Saturno failed to have her client execute the agreement at closing, and the client did not sign the agreement at closing, nor did the client authorize anyone to sign the agreement on the client’s behalf.

Instead, after the closing took place, Saturno signed her client’s name to the agreement and notarized her signature of her client’s name on the agreement before filing and recorded the agreement at the Brunswick County Register of Deeds Office.

The disciplinary committee found that Saturno “failed to act with reasonable diligence and promptness in representing a client” and engaged in conduct involving “dishonesty, deceit or misrepresentation and engaged in conduct that is prejudicial to the administration of justice.”

The committee determined Saturno did not intent to defraud the parties to the transaction, but her conduct “demonstrated a lack of honesty, trustworthiness, and integrity in representing her client.”
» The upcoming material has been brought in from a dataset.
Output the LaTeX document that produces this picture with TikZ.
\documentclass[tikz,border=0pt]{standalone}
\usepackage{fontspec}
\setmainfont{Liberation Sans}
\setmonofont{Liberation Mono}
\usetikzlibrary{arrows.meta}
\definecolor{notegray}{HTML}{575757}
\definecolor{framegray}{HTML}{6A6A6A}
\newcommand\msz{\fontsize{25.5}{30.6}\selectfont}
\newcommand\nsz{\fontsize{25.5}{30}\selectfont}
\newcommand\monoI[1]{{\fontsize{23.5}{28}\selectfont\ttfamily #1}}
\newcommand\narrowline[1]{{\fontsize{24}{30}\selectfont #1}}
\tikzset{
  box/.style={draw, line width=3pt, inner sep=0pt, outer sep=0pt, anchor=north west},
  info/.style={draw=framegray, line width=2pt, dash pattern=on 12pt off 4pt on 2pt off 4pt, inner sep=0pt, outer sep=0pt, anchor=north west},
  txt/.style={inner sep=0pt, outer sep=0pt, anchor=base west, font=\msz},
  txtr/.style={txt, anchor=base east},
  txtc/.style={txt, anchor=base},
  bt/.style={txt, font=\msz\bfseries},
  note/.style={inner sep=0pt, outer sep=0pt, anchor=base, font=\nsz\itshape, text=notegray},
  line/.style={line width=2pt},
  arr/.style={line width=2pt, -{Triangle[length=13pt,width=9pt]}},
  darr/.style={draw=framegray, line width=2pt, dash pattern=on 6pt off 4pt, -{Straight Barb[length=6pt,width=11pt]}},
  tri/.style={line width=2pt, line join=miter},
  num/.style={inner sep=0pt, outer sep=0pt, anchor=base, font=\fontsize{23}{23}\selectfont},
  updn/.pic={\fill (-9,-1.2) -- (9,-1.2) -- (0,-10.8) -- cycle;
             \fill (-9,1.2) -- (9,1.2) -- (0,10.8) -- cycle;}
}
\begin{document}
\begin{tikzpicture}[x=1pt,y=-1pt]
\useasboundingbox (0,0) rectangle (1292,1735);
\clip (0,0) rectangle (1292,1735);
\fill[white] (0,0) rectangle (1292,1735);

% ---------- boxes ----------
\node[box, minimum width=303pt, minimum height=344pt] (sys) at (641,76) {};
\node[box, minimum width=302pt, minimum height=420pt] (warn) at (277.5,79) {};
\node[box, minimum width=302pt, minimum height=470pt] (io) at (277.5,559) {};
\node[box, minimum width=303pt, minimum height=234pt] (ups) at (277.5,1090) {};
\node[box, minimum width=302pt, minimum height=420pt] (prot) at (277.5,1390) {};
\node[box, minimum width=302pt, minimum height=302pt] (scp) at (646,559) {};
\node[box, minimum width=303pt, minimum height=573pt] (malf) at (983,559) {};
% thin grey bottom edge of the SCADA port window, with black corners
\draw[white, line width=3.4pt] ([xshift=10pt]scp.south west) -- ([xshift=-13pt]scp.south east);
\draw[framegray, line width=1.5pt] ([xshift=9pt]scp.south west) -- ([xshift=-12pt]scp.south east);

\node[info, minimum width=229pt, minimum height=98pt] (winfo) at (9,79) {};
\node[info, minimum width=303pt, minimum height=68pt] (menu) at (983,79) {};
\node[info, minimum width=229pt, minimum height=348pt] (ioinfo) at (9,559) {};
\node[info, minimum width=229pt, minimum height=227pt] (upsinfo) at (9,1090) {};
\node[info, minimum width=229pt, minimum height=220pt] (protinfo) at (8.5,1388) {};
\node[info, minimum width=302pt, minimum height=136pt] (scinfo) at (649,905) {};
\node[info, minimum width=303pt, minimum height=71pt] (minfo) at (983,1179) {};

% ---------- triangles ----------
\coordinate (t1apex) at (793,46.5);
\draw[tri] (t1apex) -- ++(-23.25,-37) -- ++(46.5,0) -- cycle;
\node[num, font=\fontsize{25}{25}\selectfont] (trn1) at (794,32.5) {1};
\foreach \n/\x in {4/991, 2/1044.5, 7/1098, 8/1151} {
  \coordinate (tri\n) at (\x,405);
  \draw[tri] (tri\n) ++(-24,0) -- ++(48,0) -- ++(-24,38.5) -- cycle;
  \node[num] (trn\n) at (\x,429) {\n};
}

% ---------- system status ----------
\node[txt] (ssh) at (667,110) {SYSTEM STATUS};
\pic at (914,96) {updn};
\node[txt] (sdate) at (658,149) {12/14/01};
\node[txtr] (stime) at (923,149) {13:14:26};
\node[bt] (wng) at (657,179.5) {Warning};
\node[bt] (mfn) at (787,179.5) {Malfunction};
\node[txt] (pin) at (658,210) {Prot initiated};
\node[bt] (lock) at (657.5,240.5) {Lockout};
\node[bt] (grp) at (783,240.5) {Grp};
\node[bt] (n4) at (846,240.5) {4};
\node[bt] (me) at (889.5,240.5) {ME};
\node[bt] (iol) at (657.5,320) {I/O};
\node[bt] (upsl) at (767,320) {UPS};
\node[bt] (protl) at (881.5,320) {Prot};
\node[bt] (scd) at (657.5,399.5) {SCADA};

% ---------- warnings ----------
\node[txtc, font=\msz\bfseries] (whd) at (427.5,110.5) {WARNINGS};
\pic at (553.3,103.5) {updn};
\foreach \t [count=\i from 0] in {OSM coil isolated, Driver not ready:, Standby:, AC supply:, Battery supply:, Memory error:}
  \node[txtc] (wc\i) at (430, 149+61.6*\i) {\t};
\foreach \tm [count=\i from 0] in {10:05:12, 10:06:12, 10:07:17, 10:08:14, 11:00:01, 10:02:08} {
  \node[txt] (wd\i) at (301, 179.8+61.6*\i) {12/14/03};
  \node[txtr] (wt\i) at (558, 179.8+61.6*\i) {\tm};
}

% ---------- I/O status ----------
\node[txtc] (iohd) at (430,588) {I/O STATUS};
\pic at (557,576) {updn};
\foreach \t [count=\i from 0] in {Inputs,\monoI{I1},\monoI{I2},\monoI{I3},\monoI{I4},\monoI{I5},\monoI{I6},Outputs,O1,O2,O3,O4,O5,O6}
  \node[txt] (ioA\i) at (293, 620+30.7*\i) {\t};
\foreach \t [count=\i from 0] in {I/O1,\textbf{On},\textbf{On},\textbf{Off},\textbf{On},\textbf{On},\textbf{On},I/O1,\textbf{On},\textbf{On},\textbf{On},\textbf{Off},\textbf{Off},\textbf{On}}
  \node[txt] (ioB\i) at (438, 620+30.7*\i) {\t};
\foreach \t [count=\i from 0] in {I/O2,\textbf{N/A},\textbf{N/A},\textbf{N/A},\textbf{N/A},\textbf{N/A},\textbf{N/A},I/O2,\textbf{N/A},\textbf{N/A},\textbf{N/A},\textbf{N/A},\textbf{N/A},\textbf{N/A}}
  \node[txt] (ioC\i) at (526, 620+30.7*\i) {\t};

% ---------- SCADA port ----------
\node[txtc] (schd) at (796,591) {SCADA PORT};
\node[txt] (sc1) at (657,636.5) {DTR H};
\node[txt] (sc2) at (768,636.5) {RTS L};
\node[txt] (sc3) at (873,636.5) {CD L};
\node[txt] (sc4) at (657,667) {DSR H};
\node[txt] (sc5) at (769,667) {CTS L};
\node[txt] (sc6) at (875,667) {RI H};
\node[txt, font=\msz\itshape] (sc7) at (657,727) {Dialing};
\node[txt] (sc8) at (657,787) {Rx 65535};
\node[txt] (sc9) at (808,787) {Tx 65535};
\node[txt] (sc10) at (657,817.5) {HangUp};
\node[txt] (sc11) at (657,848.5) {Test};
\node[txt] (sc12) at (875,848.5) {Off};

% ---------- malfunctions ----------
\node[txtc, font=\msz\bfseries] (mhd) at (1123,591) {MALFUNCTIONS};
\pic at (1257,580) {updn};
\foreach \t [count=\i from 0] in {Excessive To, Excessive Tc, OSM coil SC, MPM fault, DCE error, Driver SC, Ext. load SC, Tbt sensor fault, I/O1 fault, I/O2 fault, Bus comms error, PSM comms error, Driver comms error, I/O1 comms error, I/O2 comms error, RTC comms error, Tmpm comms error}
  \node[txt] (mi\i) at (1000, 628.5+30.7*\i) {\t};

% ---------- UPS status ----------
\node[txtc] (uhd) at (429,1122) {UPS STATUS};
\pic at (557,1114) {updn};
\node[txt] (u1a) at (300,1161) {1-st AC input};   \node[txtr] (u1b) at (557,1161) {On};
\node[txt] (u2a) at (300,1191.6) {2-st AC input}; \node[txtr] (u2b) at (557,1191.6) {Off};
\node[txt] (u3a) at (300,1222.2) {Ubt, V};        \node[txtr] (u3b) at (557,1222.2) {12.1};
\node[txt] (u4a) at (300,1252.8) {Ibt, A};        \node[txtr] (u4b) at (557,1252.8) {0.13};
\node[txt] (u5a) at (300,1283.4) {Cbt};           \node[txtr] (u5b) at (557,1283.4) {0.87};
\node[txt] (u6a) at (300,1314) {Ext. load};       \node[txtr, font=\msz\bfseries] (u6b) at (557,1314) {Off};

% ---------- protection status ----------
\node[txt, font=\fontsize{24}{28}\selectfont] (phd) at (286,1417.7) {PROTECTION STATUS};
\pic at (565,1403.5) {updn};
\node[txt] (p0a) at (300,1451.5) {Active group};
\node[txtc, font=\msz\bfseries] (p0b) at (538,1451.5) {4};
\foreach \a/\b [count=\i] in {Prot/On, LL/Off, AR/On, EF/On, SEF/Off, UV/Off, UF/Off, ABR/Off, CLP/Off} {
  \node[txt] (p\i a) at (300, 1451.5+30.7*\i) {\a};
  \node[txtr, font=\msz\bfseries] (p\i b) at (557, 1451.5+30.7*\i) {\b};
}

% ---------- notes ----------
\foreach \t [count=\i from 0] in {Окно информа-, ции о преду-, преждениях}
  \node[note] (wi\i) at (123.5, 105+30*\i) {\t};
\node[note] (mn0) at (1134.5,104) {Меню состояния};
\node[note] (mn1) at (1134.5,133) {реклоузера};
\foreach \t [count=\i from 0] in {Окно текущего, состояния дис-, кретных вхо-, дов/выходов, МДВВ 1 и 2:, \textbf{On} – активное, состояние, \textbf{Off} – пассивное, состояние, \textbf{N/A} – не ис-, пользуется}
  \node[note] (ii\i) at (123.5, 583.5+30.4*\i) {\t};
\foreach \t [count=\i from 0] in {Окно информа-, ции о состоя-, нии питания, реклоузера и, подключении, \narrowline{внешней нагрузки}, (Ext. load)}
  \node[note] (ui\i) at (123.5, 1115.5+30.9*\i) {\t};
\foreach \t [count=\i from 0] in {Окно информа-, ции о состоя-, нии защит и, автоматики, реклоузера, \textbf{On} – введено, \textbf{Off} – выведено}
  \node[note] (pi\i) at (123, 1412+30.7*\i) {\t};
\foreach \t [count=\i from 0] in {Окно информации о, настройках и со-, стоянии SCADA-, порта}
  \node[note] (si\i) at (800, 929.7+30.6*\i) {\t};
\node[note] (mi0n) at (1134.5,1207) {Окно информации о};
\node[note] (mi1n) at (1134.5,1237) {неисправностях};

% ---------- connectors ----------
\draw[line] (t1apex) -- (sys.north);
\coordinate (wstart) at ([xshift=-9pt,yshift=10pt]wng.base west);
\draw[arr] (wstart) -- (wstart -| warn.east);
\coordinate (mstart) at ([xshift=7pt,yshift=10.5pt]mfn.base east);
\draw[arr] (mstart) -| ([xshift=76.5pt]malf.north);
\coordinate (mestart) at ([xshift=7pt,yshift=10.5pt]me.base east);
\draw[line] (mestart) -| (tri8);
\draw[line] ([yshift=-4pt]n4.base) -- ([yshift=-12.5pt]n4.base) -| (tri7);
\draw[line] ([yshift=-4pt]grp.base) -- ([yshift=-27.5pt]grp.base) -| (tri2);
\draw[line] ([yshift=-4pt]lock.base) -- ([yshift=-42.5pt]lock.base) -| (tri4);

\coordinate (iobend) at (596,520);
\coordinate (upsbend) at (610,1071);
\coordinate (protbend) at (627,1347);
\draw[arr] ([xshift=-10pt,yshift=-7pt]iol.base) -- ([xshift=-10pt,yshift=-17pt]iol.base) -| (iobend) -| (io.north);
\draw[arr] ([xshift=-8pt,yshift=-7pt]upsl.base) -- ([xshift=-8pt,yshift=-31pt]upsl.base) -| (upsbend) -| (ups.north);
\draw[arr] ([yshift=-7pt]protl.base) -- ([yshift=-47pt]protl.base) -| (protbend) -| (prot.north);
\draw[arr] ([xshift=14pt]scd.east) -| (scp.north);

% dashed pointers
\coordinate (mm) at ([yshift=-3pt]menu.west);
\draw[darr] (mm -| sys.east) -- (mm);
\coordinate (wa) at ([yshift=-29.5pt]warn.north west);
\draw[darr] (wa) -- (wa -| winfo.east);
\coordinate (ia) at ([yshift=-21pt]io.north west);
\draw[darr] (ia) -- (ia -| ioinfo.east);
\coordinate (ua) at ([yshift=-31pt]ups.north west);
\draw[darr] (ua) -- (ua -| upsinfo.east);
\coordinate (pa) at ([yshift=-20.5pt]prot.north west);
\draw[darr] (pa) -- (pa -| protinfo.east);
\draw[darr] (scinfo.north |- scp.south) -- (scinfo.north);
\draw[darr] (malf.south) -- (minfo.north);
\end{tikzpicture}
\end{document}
Saturno has since filed a corrected agreement containing the client’s actual signature with the Register of Deeds.

Despite enjoying a “reputation of honesty, integrity and good character in her professional and personal life,” Saturno “caused potential significant harm to the standing of the legal profession in the eyes of the public in that such conduct by attorneys erodes the trust of the public in the profession,” according to the commission.

The hearing panel determined that although this was a case of misrepresentation, Saturno would not face disbarment.

Saturno can file a petition seeking reinstatement up to 30 days before the end of the one-year period, but cannot be reinstated before the full year’s suspension is complete.